RECORDS SHOWN |
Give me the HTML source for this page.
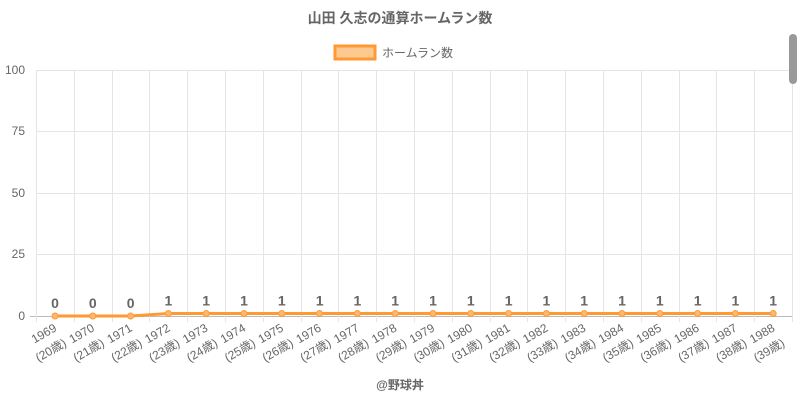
<!DOCTYPE html>
<html><head><meta charset="utf-8"><style>
body{margin:0;background:#fff;width:800px;height:400px;overflow:hidden}
text{font-family:"Liberation Sans","Noto Sans CJK JP",sans-serif}
</style></head><body>
<svg width="800" height="400" xmlns="http://www.w3.org/2000/svg">
<text x="400" y="23" text-anchor="middle" font-size="14" font-weight="bold" fill="#666">山田 久志の通算ホームラン数</text>
<rect x="335" y="46" width="40" height="13" fill="#fcc990" stroke="#ff9933" stroke-width="3"/>
<text x="382" y="57" font-size="12" fill="#666">ホームラン数</text>
<g stroke="#e5e5e5" stroke-width="1">
<line x1="36" y1="70.5" x2="792" y2="70.5"/>
<line x1="36" y1="131.5" x2="792" y2="131.5"/>
<line x1="36" y1="193.5" x2="792" y2="193.5"/>
<line x1="36" y1="254.5" x2="792" y2="254.5"/>
</g>
<line x1="30" y1="316.5" x2="792" y2="316.5" stroke="#bbb"/>
<g id="vg" stroke="#e5e5e5"></g>
<g font-size="12" fill="#666" text-anchor="end">
<text x="25" y="74">100</text><text x="25" y="135">75</text><text x="25" y="197">50</text><text x="25" y="258">25</text><text x="25" y="320">0</text>
</g>
<g id="xl" font-size="12" fill="#666" text-anchor="end"></g>
<polyline id="ln" fill="none" stroke="#ff9933" stroke-width="3"/>
<g id="pts" fill="#fcb870" stroke="#ff9933"></g>
<g id="vl" font-size="14" font-weight="bold" fill="#666" text-anchor="middle"></g>
<text x="400" y="389" text-anchor="middle" font-size="12" font-weight="bold" fill="#666">@野球丼</text>
<rect x="789" y="34" width="8" height="50" rx="4" fill="#999"/>
</svg>
<script>
var ns="http://www.w3.org/2000/svg",step=37.8,pts=[];
function el(t,a,p,tx){var e=document.createElementNS(ns,t);for(var k in a)e.setAttribute(k,a[k]);if(tx!=null)e.textContent=tx;document.getElementById(p).appendChild(e);return e;}
for(var i=0;i<=20;i++){var x=Math.round(36+i*step)+.5;el('line',{x1:x,y1:70,x2:x,y2:322},'vg');}
for(var i=0;i<20;i++){var x=55+i*step,v=i<3?0:1,y=316-v*2.46;pts.push(x+','+y);
el('circle',{cx:x,cy:y,r:3},'pts');el('text',{x:x,y:y-8},'vl',v);
var g=el('g',{transform:'rotate(-30 '+(x)+' 326)'},'xl');
var t=document.createElementNS(ns,'text');t.setAttribute('x',x);t.setAttribute('y',331);t.textContent=1969+i;g.appendChild(t);
var t2=document.createElementNS(ns,'text');t2.setAttribute('x',x+1);t2.setAttribute('y',349);t2.textContent='('+(20+i)+'歳)';g.appendChild(t2);}
document.getElementById('ln').setAttribute('points',pts.join(' '));
</script>
</body></html>
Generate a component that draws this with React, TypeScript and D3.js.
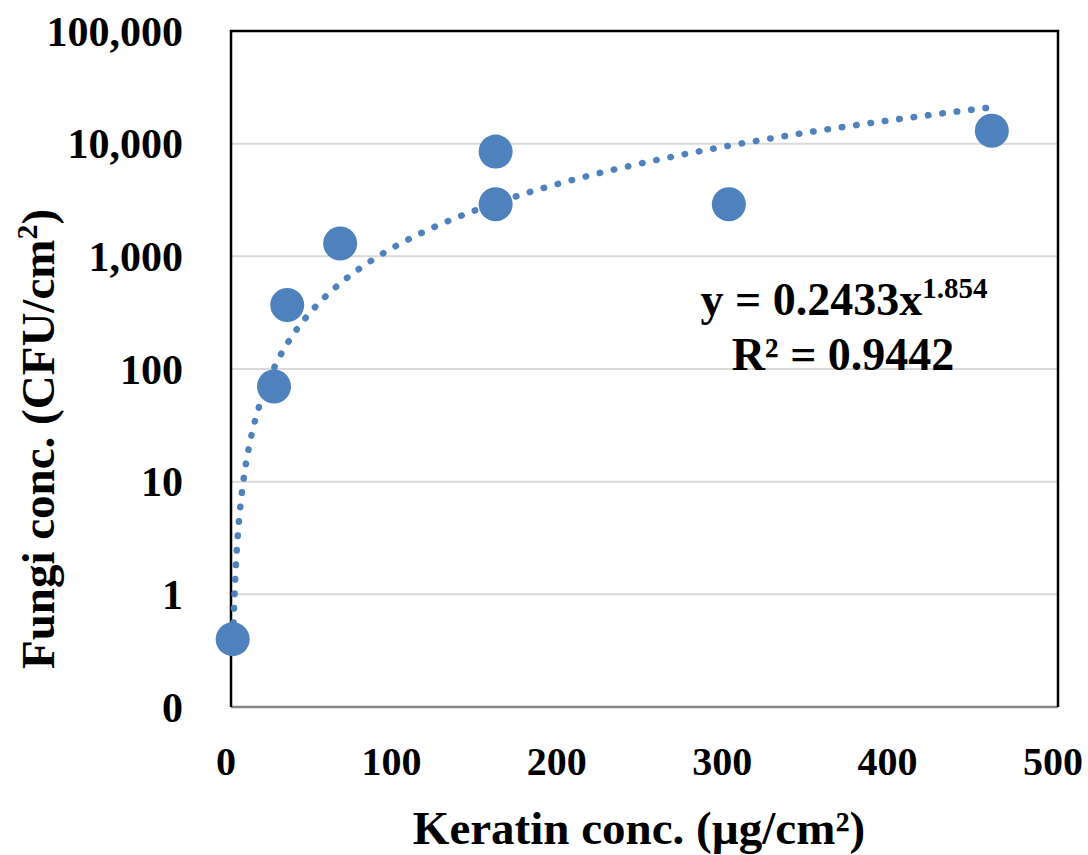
import React, { useEffect, useRef } from 'react';
import * as d3 from 'd3';

// keratin (µg/cm²) vs fungi (CFU/cm²)
const keratin = [1, 26, 34, 66, 160, 160, 301, 460];
const fungi = [0.4, 70, 370, 1300, 8500, 2900, 2900, 13000];

const yTicks = [0.1, 1, 10, 100, 1000, 10000, 100000];
const yTickLabels = ['0', '1', '10', '100', '1,000', '10,000', '100,000'];
const xTicks = [0, 100, 200, 300, 400, 500];

// power trendline from the chart
const trendA = 0.2433;
const trendB = 1.854;
const rSquared = '0.9442';

const FONT = '"Liberation Serif", "Times New Roman", serif';
const BLUE = '#4f81bd';

const App = () => {
  const ref = useRef<SVGSVGElement>(null);

  useEffect(() => {
    const svg = d3.select(ref.current);
    svg.selectAll('*').remove();

    const margin = { top: 31, right: 30, bottom: 148, left: 231 };
    const width = 1088 - margin.left - margin.right;
    const height = 855 - margin.top - margin.bottom;

    const x = d3.scaleLinear().domain([0, 500]).range([0, width]);
    const y = d3.scaleLog().domain([0.1, 100000]).range([height, 0]);

    const g = svg.append('g').attr('transform', `translate(${margin.left},${margin.top})`);

    // gridlines
    g.selectAll('line.grid')
      .data(yTicks.slice(1, -1))
      .enter()
      .append('line')
      .attr('x1', 0)
      .attr('x2', width)
      .attr('y1', d => y(d))
      .attr('y2', d => y(d))
      .attr('stroke', '#d9d9d9')
      .attr('stroke-width', 2);

    // bottom axis line (grey) and black frame
    g.append('line')
      .attr('x1', 0).attr('x2', width)
      .attr('y1', height).attr('y2', height)
      .attr('stroke', '#868686').attr('stroke-width', 2.5);
    g.append('path')
      .attr('d', `M0,${height}V0H${width}V${height}`)
      .attr('fill', 'none')
      .attr('stroke', '#000')
      .attr('stroke-width', 2.5);

    // y tick labels
    g.selectAll('text.ytick')
      .data(yTicks)
      .enter()
      .append('text')
      .attr('x', -48)
      .attr('y', d => y(d))
      .attr('dy', '0.35em')
      .attr('text-anchor', 'end')
      .attr('font-family', FONT)
      .attr('font-weight', 'bold')
      .attr('font-size', 42)
      .text((d, i) => yTickLabels[i]);

    // x tick labels
    g.selectAll('text.xtick')
      .data(xTicks)
      .enter()
      .append('text')
      .attr('x', d => x(d) - 5)
      .attr('y', height + 68)
      .attr('text-anchor', 'middle')
      .attr('font-family', FONT)
      .attr('font-weight', 'bold')
      .attr('font-size', 40)
      .text(d => d);

    // trendline
    const xMin = d3.min(keratin) as number;
    const xMax = d3.max(keratin) as number;
    const trend = d3.range(0, 301).map(i => {
      const xv = xMin + (xMax - xMin) * (i / 300) ** 2;
      return [xv, trendA * Math.pow(xv, trendB)] as [number, number];
    });
    const line = d3.line<[number, number]>()
      .x(d => x(d[0]))
      .y(d => y(d[1]));
    g.append('path')
      .datum(trend)
      .attr('d', line)
      .attr('fill', 'none')
      .attr('stroke', BLUE)
      .attr('stroke-width', 6.5)
      .attr('stroke-linecap', 'round')
      .attr('stroke-dasharray', '0.5 14')
      .attr('stroke-dashoffset', 3);

    // markers
    g.selectAll('circle')
      .data(keratin.map((k, i) => [k, fungi[i]]))
      .enter()
      .append('circle')
      .attr('cx', d => x(d[0]))
      .attr('cy', d => y(d[1]))
      .attr('r', 17)
      .attr('fill', BLUE);

    // equation label
    const eq = g.append('text')
      .attr('x', 613)
      .attr('y', 284)
      .attr('text-anchor', 'middle')
      .attr('font-family', FONT)
      .attr('font-weight', 'bold')
      .attr('font-size', 46);
    eq.append('tspan').text(`y = ${trendA}x`);
    eq.append('tspan').attr('font-size', 29).attr('dy', -17).text(trendB);
    g.append('text')
      .attr('x', 612)
      .attr('y', 339)
      .attr('text-anchor', 'middle')
      .attr('font-family', FONT)
      .attr('font-weight', 'bold')
      .attr('font-size', 46)
      .text(`R² = ${rSquared}`);

    // axis titles
    svg.append('text')
      .attr('transform', 'translate(54,439) rotate(-90)')
      .attr('text-anchor', 'middle')
      .attr('font-family', FONT)
      .attr('font-weight', 'bold')
      .attr('font-size', 47)
      .call(t => {
        t.append('tspan').text('Fungi conc. (CFU/cm');
        t.append('tspan').attr('font-size', 30).attr('dy', -17).text('2');
        t.append('tspan').attr('dy', 17).text(')');
      });
    svg.append('text')
      .attr('x', 639)
      .attr('y', 844)
      .attr('text-anchor', 'middle')
      .attr('font-family', FONT)
      .attr('font-weight', 'bold')
      .attr('font-size', 47)
      .text('Keratin conc. (µg/cm²)');
  }, []);

  return (
    <svg
      ref={ref}
      width={1088}
      height={855}
      style={{ position: 'absolute', left: 0, top: 0, background: '#fff' }}
    />
  );
};

export default App;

WORK TO DO |
Begin with the line that contains "Generate a component" and end with the line that contains "import * as d3 from 'd3';"; write out both and all lines between exactly, but no pictures.

RESULT |
Generate a component that draws this with React, TypeScript and D3.js.
import React, { useEffect, useRef } from 'react';
import * as d3 from 'd3';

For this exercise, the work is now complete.